Pakistan Economy’s freefall to a default


By Farrukh Saleem

ISLAMABAD: Of the 192 members of the United Nations, Pakistan’s sovereign debt is now the riskiest. For the week ending Aug 29, Government of Pakistan bonds overtook Argentina’s to be the most unsafe for investment.

In London, where Credit Default Swaps (CDS) are traded, the price for insuring $10 million worth of Argentina’s debt stood at $788,000 while the price to insure the Government of Pakistan-guaranteed debt skyrocketed to $950,000 — something that has never happened before — Pakistan’s debt is now the priciest to insure (read: the London market is contemplating a default-like scenario).
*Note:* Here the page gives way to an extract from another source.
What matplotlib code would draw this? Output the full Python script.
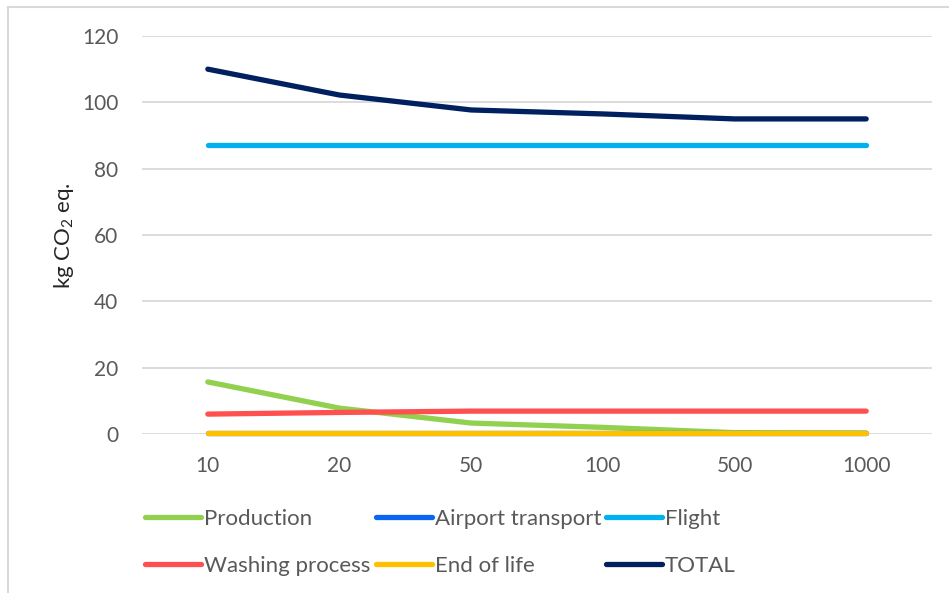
import matplotlib
matplotlib.use("Agg")
import matplotlib.pyplot as plt
from matplotlib.lines import Line2D

plt.rcParams['font.family'] = ['Lato', 'DejaVu Sans']
plt.rcParams['mathtext.default'] = 'regular'

# Number of uses (categorical x axis)
categories = ["10", "20", "50", "100", "500", "1000"]

# Emissions per life-cycle stage, kg CO2 eq.
production = [15.7, 7.8, 3.3, 2.0, 0.4, 0.3]
airport_transport = [0.4, 0.4, 0.4, 0.4, 0.4, 0.4]
flight = [87.1, 87.1, 87.1, 87.1, 87.1, 87.1]
washing_process = [6.0, 6.5, 6.9, 6.9, 6.9, 6.9]
end_of_life = [0.2, 0.2, 0.2, 0.2, 0.2, 0.2]
total = [110.0, 102.2, 97.7, 96.5, 95.0, 95.0]

series = [
    ("Production", production, "#92D050"),
    ("Airport transport", airport_transport, "#0A66EE"),
    ("Flight", flight, "#00B0F0"),
    ("Washing process", washing_process, "#FF5050"),
    ("End of life", end_of_life, "#FFC000"),
    ("TOTAL", total, "#002060"),
]

W, H = 949, 593
fig = plt.figure(figsize=(W / 100, H / 100), dpi=100)
fig.patch.set_facecolor("white")

# Light frame along the top and left edges
fig.add_artist(Line2D([8 / W, 1.0], [1 - 7 / H, 1 - 7 / H], color="#D9D9D9", lw=1.5,
                      transform=fig.transFigure))
fig.add_artist(Line2D([8 / W, 8 / W], [0.0, 1 - 7 / H], color="#D9D9D9", lw=1.5,
                      transform=fig.transFigure))

left, right = 142 / W, 932 / W
bottom, top = 1 - 434 / H, 1 - 36 / H
ax = fig.add_axes([left, bottom, right - left, top - bottom])

x = list(range(len(categories)))
lines = {}
for name, vals, color in series:
    ln, = ax.plot(x, vals, color=color, lw=3.8, solid_capstyle="round",
                  solid_joinstyle="round", label=name, zorder=3, clip_on=False)
    lines[name] = ln

ax.set_xlim(-0.5, len(categories) - 0.5)
ax.set_ylim(0, 120)
ax.set_yticks(range(0, 121, 20))
ax.set_xticks(x)
ax.set_xticklabels(categories)
ax.grid(axis="y", color="#D9D9D9", lw=1.3, zorder=0)
ax.set_axisbelow(True)
for s in ax.spines.values():
    s.set_visible(False)
ax.tick_params(axis="both", length=0, colors="#595959", labelsize=15)
ax.tick_params(axis="y", pad=17)
ax.tick_params(axis="x", pad=16)

fig.text(64 / W, 1 - 236 / H, "kg CO$_2$ eq.", rotation=90, ha="center",
         va="center", fontsize=16, color="#262626")

# Legend laid out in three columns, two rows
columns = [("Production", "Washing process"),
           ("Airport transport", "End of life"),
           ("Flight", "TOTAL")]
col_x = [145, 376, 606]
for names, cx in zip(columns, col_x):
    leg = fig.legend([lines[n] for n in names], list(names), ncol=1,
                     frameon=False, loc="upper left",
                     bbox_to_anchor=(cx / W, 1 - 509 / H),
                     fontsize=16, handlelength=2.52, handletextpad=0.13,
                     labelspacing=1.2, borderaxespad=0, borderpad=0)
    for t in leg.get_texts():
        t.set_color("#595959")

fig.savefig("out.png", dpi=100, facecolor="white")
Pakistan’s total foreign debt and liabilities have now crossed the $45 billion mark. ‘Pakistan: Could the Political Chaos Lead to Sovereign Default?’ a report by Citibank, asserts “if Pakistan opted to default, it would have to reschedule all of its debts, which amounts to $2.6 billion in self-issued bonds and $13.9 billion in bilateral debt”. The report expects the “Pakistani rupee’s fall to continue in light of government inaction and the break-up of the government coalition”.

Pakistan is teetering on the brink of default. The rupee has lost some 20 per cent of its value over the past quarter and the KSE-100 Index is down a whopping 45 per cent. Pakistan cannot do without the IMF, the Asian Development Bank (ADB), the Islamic Development Bank and another Saudi oil facility.
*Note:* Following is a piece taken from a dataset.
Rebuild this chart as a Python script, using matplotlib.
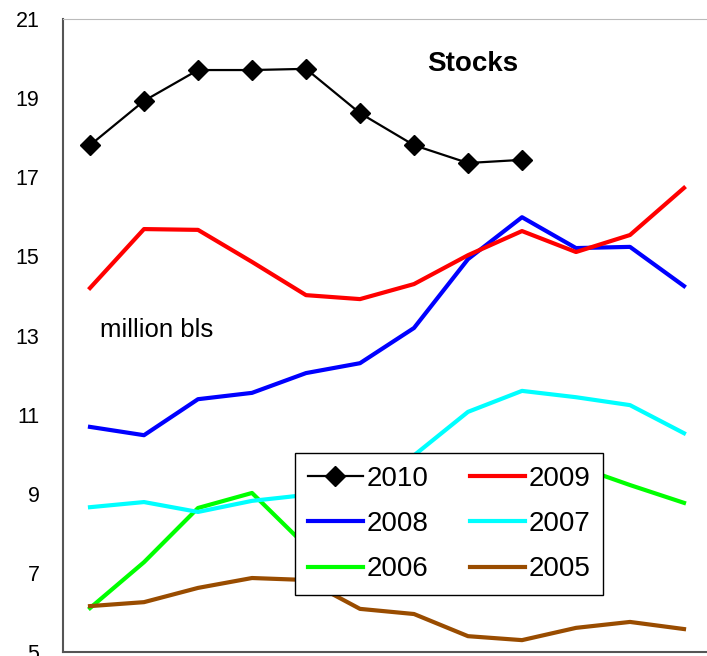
import numpy as np
import matplotlib.pyplot as plt

plt.rcParams['font.family'] = ['Liberation Sans', 'DejaVu Sans']

months = np.arange(12)

# million barrels
stocks_2010 = [17.81, 18.93, 19.71, 19.71, 19.74, 18.62, 17.81, 17.36, 17.44]
stocks_2009 = [14.20, 15.69, 15.67, 14.86, 14.02, 13.92, 14.30, 15.03, 15.64, 15.11, 15.54, 16.73]
stocks_2008 = [10.69, 10.48, 11.39, 11.55, 12.05, 12.30, 13.19, 14.93, 15.99, 15.21, 15.24, 14.25]
stocks_2007 = [8.66, 8.79, 8.54, 8.82, 8.97, 9.20, 9.97, 11.07, 11.60, 11.44, 11.24, 10.53]
stocks_2006 = [6.11, 7.27, 8.64, 9.02, 7.68, 6.74, 7.60, 8.60, 9.30, 9.70, 9.22, 8.77]
stocks_2005 = [6.16, 6.26, 6.62, 6.87, 6.82, 6.09, 5.96, 5.40, 5.30, 5.61, 5.76, 5.58]

yticks = [5, 7, 9, 11, 13, 15, 17, 19, 21]

fig = plt.figure(figsize=(7.07, 6.56), dpi=100)
ax = fig.add_axes([63 / 707, 4 / 656, 648 / 707, 633 / 656])

l10, = ax.plot(months[:len(stocks_2010)], stocks_2010, color='black', lw=1.6,
               marker='D', ms=10, label='2010', zorder=6)
l09, = ax.plot(months, stocks_2009, color='#ff0000', lw=3, label='2009', zorder=5)
l08, = ax.plot(months, stocks_2008, color='#0000ff', lw=3, label='2008', zorder=4)
l07, = ax.plot(months, stocks_2007, color='#00ffff', lw=3, label='2007', zorder=3)
l06, = ax.plot(months, stocks_2006, color='#00ff00', lw=3, label='2006', zorder=2)
l05, = ax.plot(months, stocks_2005, color='#994c00', lw=3, label='2005', zorder=2)

ax.set_xlim(-0.5, 11.5)
ax.set_ylim(5, 21)
ax.set_yticks(yticks)
ax.set_xticks([])
ax.tick_params(axis='y', length=0, pad=17, labelsize=15.5)

for side in ['left', 'bottom']:
    ax.spines[side].set_color('#555555')
    ax.spines[side].set_linewidth(1.5)
ax.spines['top'].set_color('#bbbbbb')
ax.spines['right'].set_visible(False)

ax.text(0.633, 0.929, 'Stocks', transform=ax.transAxes, ha='center', va='center',
        fontsize=20, fontweight='bold')
ax.text(0.145, 0.508, 'million bls', transform=ax.transAxes, ha='center', va='center',
        fontsize=18.5)

# column-first order so rows read 2010/2009, 2008/2007, 2006/2005
leg = ax.legend(handles=[l10, l08, l06, l09, l07, l05], ncol=2, fontsize=20,
                loc='upper left', bbox_to_anchor=((295 - 63) / 648, (652 - 453) / 633),
                frameon=True, fancybox=False, edgecolor='black', framealpha=1,
                borderpad=0.45, labelspacing=0.7, handlelength=2.0, handletextpad=0.12,
                columnspacing=1.5, borderaxespad=0)
leg.get_frame().set_linewidth(1.0)
leg.set_zorder(10)

fig.savefig('out.png', dpi=100)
On the internal front, things are even more critical. By the end of August, inter-corporate circular debt had soared to a colossal Rs400 billion. The government owes oil marketing companies Rs84 billion on account of price differential claims (PDC).

The Pakistan Electric Power Company (Pepco) is owed Rs150 billion. The Federally Administered Tribal Areas (Fata) owe Pepco Rs75 billion. The Karachi Electric Supply Company (KESC) is holding back the payment of Rs56 billion. Several Independent Power Producers (IPPs) have threatened to encash the government guarantees.

Hubco (1,200 MW), Kapco (1,600 MW) and Uch (586 MW) are unable to produce electricity because of stuck payments with the government. Hubco and Uch, producing 1,786 MW, have put the government on a 30-day notice to pay their arrears of Rs66 billion or they would turn their plants off.

Pakistan is facing an acute solvency crisis. What happens after a country defaults on its debt obligations? Confidence, international as well as domestic, collapses, jobs are lost and economic activity takes a severe beating. And we have a part-time finance minister, an almost dummy prime minister and a highly controversial politician poised to become the president. Make your own calculations.